On 13th May, the IMF announced it is granting Sri Lanka waivers of nonobservance under the EFF criteria for the primary balance and net international reserves (for Dec 2018).
It is making available about $164mn in funding, bringing total disbursements under the arrangement to $1.16bn.
The IMF has also approved an extension of the arrangement by an additional year, until June 2020, with a rephasing of the remaining disbursements.
While extending their condolences to the government and people of Sri Lanka over the April terror attacks, the IMF commended the Sri Lankan authorities for bringing the program on track, despite important setbacks, by advancing fiscal consolidation through “a well-targeted 2019 budget”, rebuilding reserves and reviving structural reforms.
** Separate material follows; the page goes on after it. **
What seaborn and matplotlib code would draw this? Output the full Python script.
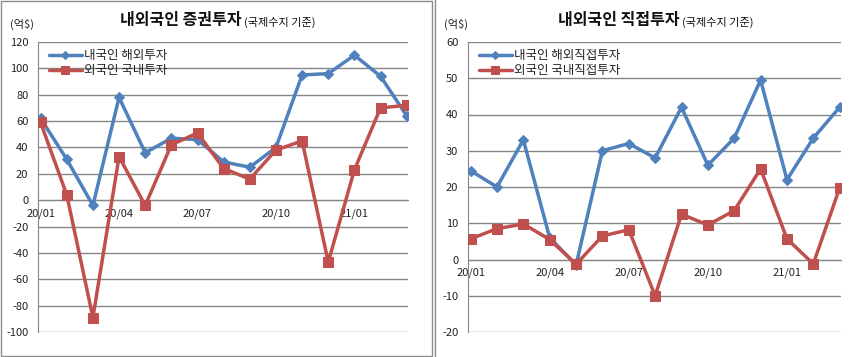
import seaborn as sns
import numpy as np
import matplotlib.pyplot as plt
from matplotlib.lines import Line2D
from matplotlib.patches import Rectangle

# 데이터 (억$)
months = ['20/01', '20/02', '20/03', '20/04', '20/05', '20/06', '20/07', '20/08',
          '20/09', '20/10', '20/11', '20/12', '21/01', '21/02', '21/03']
tick_labels = ['20/01', '20/04', '20/07', '20/10', '21/01']

sec_out = [62, 31, -4, 78, 36, 47, 46, 29, 25, 40, 95, 96, 110, 94, 64]    # 내국인 해외투자
sec_in = [59, 4, -89, 33, -4, 42, 51, 24, 16, 38, 45, -47, 23, 70, 72]     # 외국인 국내투자
fdi_out = [24.5, 20, 33, 6, -1.5, 30, 32, 28, 42, 26, 33.5, 49.5, 22, 33.5, 42]  # 내국인 해외직접투자
fdi_in = [5.7, 8.5, 9.8, 5.5, -1.3, 6.5, 8.2, -10, 12.5, 9.5, 13.5, 25, 5.7, -1.2, 19.8]  # 외국인 국내직접투자

sns.set_style('white')
plt.rcParams['font.family'] = ['Noto Sans CJK KR', 'DejaVu Sans']
plt.rcParams['axes.unicode_minus'] = False

BLUE = '#4F81BD'
RED = '#C0504D'
GRID = '#868686'

fig = plt.figure(figsize=(8.67, 3.57), dpi=100)
W, H = 867, 357


def px(x0, y0, x1, y1):
    return [x0 / W, 1 - y1 / H, (x1 - x0) / W, (y1 - y0) / H]


def draw(ax, out, inn, lab_out, lab_in, ylim, step):
    x = np.arange(len(months))
    sns.lineplot(x=x, y=out, ax=ax, color=BLUE, lw=2.5, marker='D', markersize=5,
                 markeredgecolor=BLUE, label=lab_out, zorder=3)
    sns.lineplot(x=x, y=inn, ax=ax, color=RED, lw=2.5, marker='s', markersize=7,
                 markeredgecolor=RED, label=lab_in, zorder=4)
    ax.set_xlim(-0.1, 14.05)
    ax.set_ylim(*ylim)
    ax.set_yticks(np.arange(ylim[0], ylim[1] + 1, step))
    ax.set_xticks([months.index(t) for t in tick_labels])
    ax.set_xticklabels(tick_labels)
    ax.yaxis.grid(True, color=GRID, lw=1)
    ax.set_axisbelow(True)
    for s in ['top', 'right']:
        ax.spines[s].set_visible(False)
    ax.spines['left'].set_color(GRID)
    ax.spines['bottom'].set_color(GRID)
    ax.spines['bottom'].set_position(('data', 0))
    ax.tick_params(axis='both', direction='out', length=4, color=GRID,
                   labelsize=8, labelcolor='#222222', pad=2)
    ax.tick_params(axis='y', pad=3)
    ax.set_xlabel('')
    ax.set_ylabel('')
    leg = ax.legend(loc='upper left', bbox_to_anchor=(0.01, 1.0), frameon=False,
                    fontsize=9, handlelength=2.6, handletextpad=0.15, markerscale=0.8,
                    labelspacing=0.15, borderaxespad=0.2)
    for t in leg.get_texts():
        t.set_color('#222222')


ax1 = fig.add_axes(px(38, 42, 408, 332))
draw(ax1, sec_out, sec_in, '내국인 해외투자', '외국인 국내투자', (-100, 120), 20)
ax2 = fig.add_axes(px(468, 42, 841, 332))
draw(ax2, fdi_out, fdi_in, '내국인 해외직접투자', '외국인 국내직접투자', (-20, 60), 10)


def title(x_left, main):
    t = fig.text(x_left / W, 1 - 20 / H, main, fontsize=11.5, fontweight='bold',
                 va='center', ha='left', color='#111111')
    r = fig.canvas.get_renderer()
    bb = t.get_window_extent(renderer=r)
    fig.text(bb.x1 / W + 2 / W, 1 - 22 / H, '(국제수지 기준)', fontsize=8,
             va='center', ha='left', color='#111111')


# 제목
title(120, '내외국인 증권투자')
title(558, '내외국인 직접투자')
fig.text(10 / W, 1 - 24 / H, '(억$)', fontsize=8, va='center', ha='left', color='#222222')
fig.text(444 / W, 1 - 24 / H, '(억$)', fontsize=8, va='center', ha='left', color='#222222')

# 패널 테두리
fig.add_artist(Rectangle((1 / W, 1 / H), 431 / W, (H - 2) / H, transform=fig.transFigure,
                         fill=False, edgecolor='#8C8C8C', lw=1))
fig.add_artist(Line2D([435 / W, 435 / W], [0, 1], transform=fig.transFigure,
                      color='#8C8C8C', lw=1))

plt.savefig('out.png', dpi=100)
Looking forward, the IMF has highlighted the following policy priorities:
- sustained revenue mobilization to place public debt on a downward path
- strengthening the process for assessing and selecting large-scale investment projects
- strengthening SOE governance and transparency. Specifically, restructuring Sri Lankan Airlines
- completing energy pricing reforms
The IMF thinks the new central bank law will be “a major step in the transition to flexible inflation targeting”. It encourages CBSL to continue its pursuit of a prudent and data-dependent monetary policy, building reserves under greater exchange rate flexibility to protect the economy against shocks. It recommends further steps to strengthen the financial sector macroprudential policy framework.
More generally, the IMF says further structural reforms are needed to promote strong and inclusive growth. In particular, it recommends trade liberalization, and steps to improve the business environment, promote investment and strengthen governance.
It sees room to encourage female and youth labour force participation, enhance social protection and to improve preparedness against natural disasters.